News & PressThe City Surveys Group - The UK's Measurement Specialists
Government apprenticeship levy
Published: 23rd August 2016
This Article was Written by: Richard Furlong - City Surveys Group
The government has called for opinions on the introduction of the apprenticeship levy in Spring 2017, but may not be delighted with the tone of responses from the Chartered Institute of Personnel and Development (CIPD), the Federation of Small Businesses (FSB) and the Confederation of British Industry (CBI), all of whom have criticised the current plans and called for a delay to the start of the scheme.
Under the current plans, from Spring 2017 all employers with a payroll of more than £3 million will be required to pay into the apprenticeship levy, but can in turn benefit by taking on apprentices.
The levy begins on April 6th 2017, with apprenticeship funding becoming available from May 1st 2017 for organisations that pay into the levy, and also for those that do not.
Employers must pay 0.5% of their total pay bill into the levy, with an allowance of £15,000 exempting those whose bill is below £3 million, and contributions collected via the Pay As You Earn process by HM Revenue & Customs.
Payments will be administered on a monthly basis, with any unused allowance carried over, and any excess payments from previous months refunded in the form of credits towards other PAYE liabilities.
Where an industry already operates its own apprenticeship levy or similar funding scheme, the new levy will simply be applied on top – leaving those sectors to come up with their own solution to stop employers from having to contribute twice to two different schemes.
The CIPD and other organisations have not reacted positively to the terms of the levy, arguing that it is a missed opportunity to rethink the system, or even to delay its introduction until more agreeable terms could be set.
CIPD CEO Peter Cheese said: “If we are to have an apprenticeship levy at all then we will need to make it far more flexible, otherwise we risk undermining the quality of apprenticeships further.
“The CIPD has already called for a delay in the introduction of the levy because we are concerned that rushing it through will have damaging, unintended consequences.”
The FSB and CBI both criticised the scheme too, with CBI Director General Carolyn Fairbairn saying: “The apprenticeship levy in its current form risks turning the clock back on recent progress through poor design and rushed timescales.

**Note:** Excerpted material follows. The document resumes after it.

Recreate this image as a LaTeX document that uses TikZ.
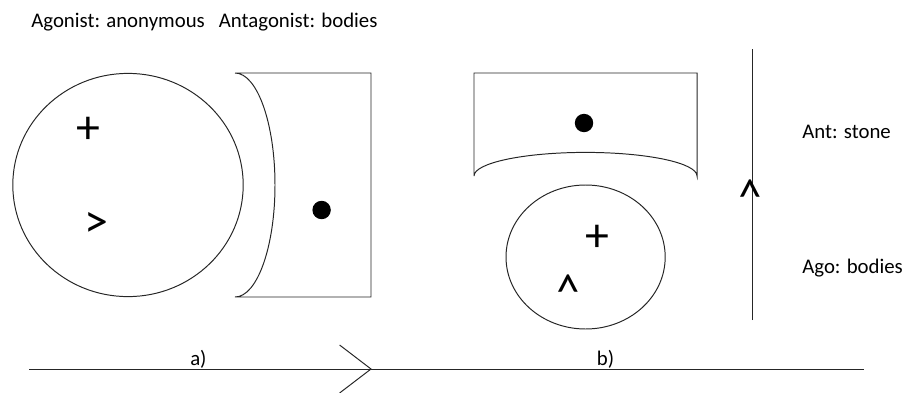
\documentclass[tikz,border=0pt]{standalone}
\usepackage{fontspec}
\setmainfont{Carlito}
\usepackage{tikz}
\usetikzlibrary{calc,positioning}
\tikzset{
  lbl/.style={font=\fontsize{14.8}{17}\selectfont,inner sep=0pt},
  sym/.style={font=\fontsize{34}{36}\selectfont,inner sep=0pt},
  caret/.style={sym,rotate=90},
  outline/.style={black!85,line width=0.7pt}
}

\begin{document}
\begin{tikzpicture}
\useasboundingbox (0,0) rectangle (22.6,9.8);
% heading
\node[lbl,anchor=base west] (head) at (0.775,9.125) {Agonist: anonymous\hspace{0.45em} Antagonist: bodies};
% a) agonist circle, antagonist block with curved side
\draw[outline] (3.2,5.175) ellipse [x radius=2.88, y radius=2.79];
\node[sym] (plusA) at (2.2,6.55) {+};
\node[sym] (arrA) at (2.42,4.175) {>};
\draw[outline] (5.875,7.975) -- (9.275,7.975) -- (9.275,2.375) -- (5.875,2.375)
  arc[start angle=-90, end angle=90, x radius=1.0, y radius=2.8];
\fill (8.04,4.55) circle (0.23);
% b) block above, circle below
\draw[outline] (11.85,5.4) -- (11.85,7.975) -- (17.425,7.975) -- (17.425,5.4)
  arc[start angle=0, end angle=180, x radius=2.7875, y radius=0.59];
\fill (14.6,6.725) circle (0.23);
\draw[outline] (14.64,3.375) ellipse [x radius=1.99, y radius=1.8];
\node[sym] (plusB) at (14.925,3.85) {+};
\node[caret] (arrB) at (14.275,2.675) {>};
% vertical force line
\coordinate (vtop) at (18.8,8.575);
\coordinate (vbot) at (18.8,1.8);
\draw[outline] (vbot) -- (vtop);
\node[caret] (arrV) at (18.825,5.05) {>};
\node[lbl,anchor=west] (ant) at (20.05,6.5) {Ant: stone};
\node[lbl,anchor=west] (ago) at (20.05,3.1) {Ago: bodies};
% time line
\coordinate (tl) at (0.725,0.575);
\coordinate (tr) at (21.6,0.575);
\coordinate (tip) at (9.275,0.575);
\draw[outline] (tl) -- (tr);
\draw[outline] (8.49,1.175) -- (tip) -- (8.49,-0.025);
\node[lbl,anchor=base] (capA) at (4.96,0.66) {a)};
\node[lbl,anchor=base] (capB) at (15.14,0.675) {b)};
\end{tikzpicture}
\end{document}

Without a radical rethink it could damage, not raise, training quality.”
However, Apprenticeships and Skills Minister Robert Halfon stressed the importance of supporting businesses in the delivery of training for young people.
“Our businesses can only grow and compete on the world stage if they have the right people, with the right skills,” he said. “The apprenticeship levy will help create millions of opportunities for individuals and employers.”
Part of the government’s plans to address the concerns about the quality of training provided to apprentices includes the creation of a register of training providers and employers wishing to offer apprenticeships.
In order to join this register, apprenticeship training providers may apply from October 2016, some six months before the apprenticeship levy scheme begins.
The register should be up and running in time for the launch of the levy in April, and training providers will be sorted into 15 ‘bands’ on the list.
Employers wishing to take on apprentices may then negotiate prices with training providers from this list, with the different bands aligning with different types of apprenticeship.
Not all organisations have been negative about the latest government plans for the scheme, however; Catherine Sermon, Employment Director for Business in the Community, urged employers to get behind the new scheme.
She said: “The apprenticeship levy creates an opportunity for businesses to take a more active role in developing skills through vocational learning, which is a good thing.
“We now need to work together with businesses and government to help mitigate against negative unintended consequences that may arise as a result.”